A PEC autoriza o governo a pagar mais uma rodada de auxílio emergencial desde que gaste até R$ 44 bilhões. Esses gastos não serão contabilizados para regras fiscais como o teto de gastos e nem impactarão o resultado primário de 2021.

A proposta também permite o uso de superavit de fundos públicos para pagar dívida pública. Os Estados e o Distrito Federal ganham mais 5 anos para pagar precatórios, dívidas originadas de decisões judiciais.

Do jeito que está hoje, a PEC permite que Estados, municípios e a União estanquem o aumento de alguns gastos nas seguintes situações:

  • despesas correntes – quando ultrapassam 95% das receitas;
  • regime extraordinário – quando é acionado o regime extraordinário fiscal em situações de calamidade, necessário para financiar a nova versão do auxílio emergencial.

As travas disponíveis para os gestores nesses casos podem impedir contratações, aumentos de salários, promoções e progressões funcionais de servidores, entre outros mecanismos.
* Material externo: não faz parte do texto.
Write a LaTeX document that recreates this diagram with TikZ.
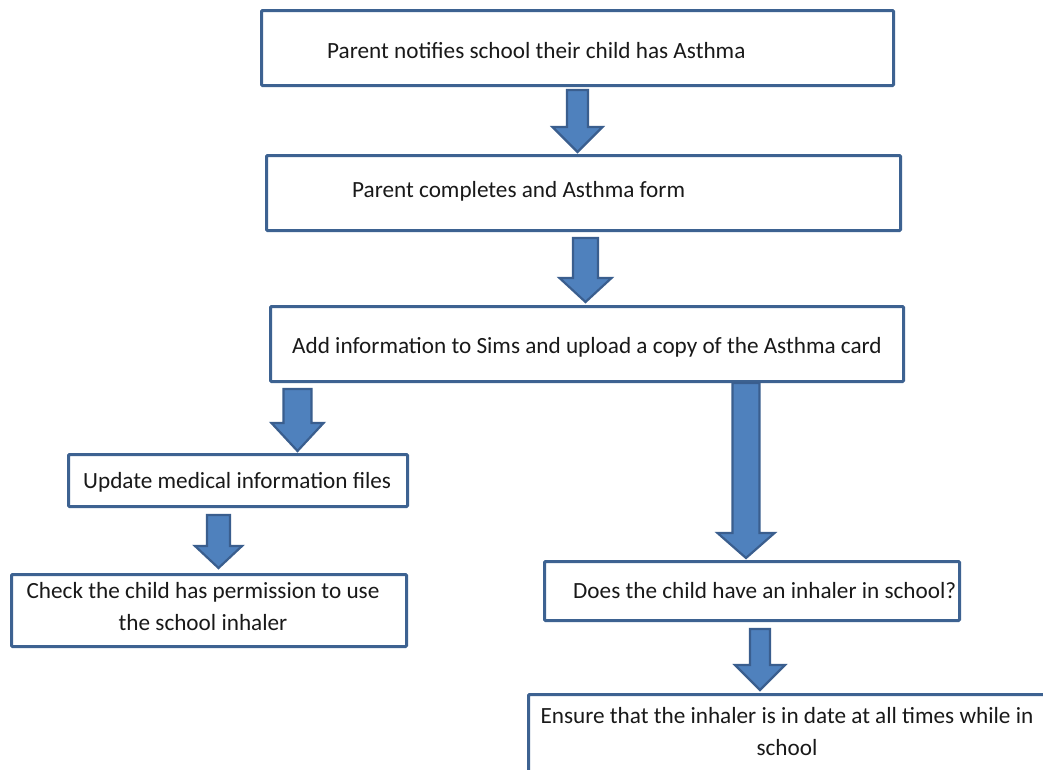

O projeto também exige que o governo reduza gastos tributários em 8 anos. Gastos tributários são despesas indiretas causadas, por exemplo, concessão de benefícios fiscais.

A ideia inicial do Executivo para essa PEC era que ela permitisse cortes de gastos, não apenas contenção. Houve desidratação. Para ser votado no Senado, ainda, foi adicionado ao projeto partes do conteúdo de outras duas PECs:

  • 187 de 2019 – que facilitava o remanejamento de recursos de fundos públicos;
  • 188 de 2019 – que alterava a divisão de recursos entre União, estados e municípios.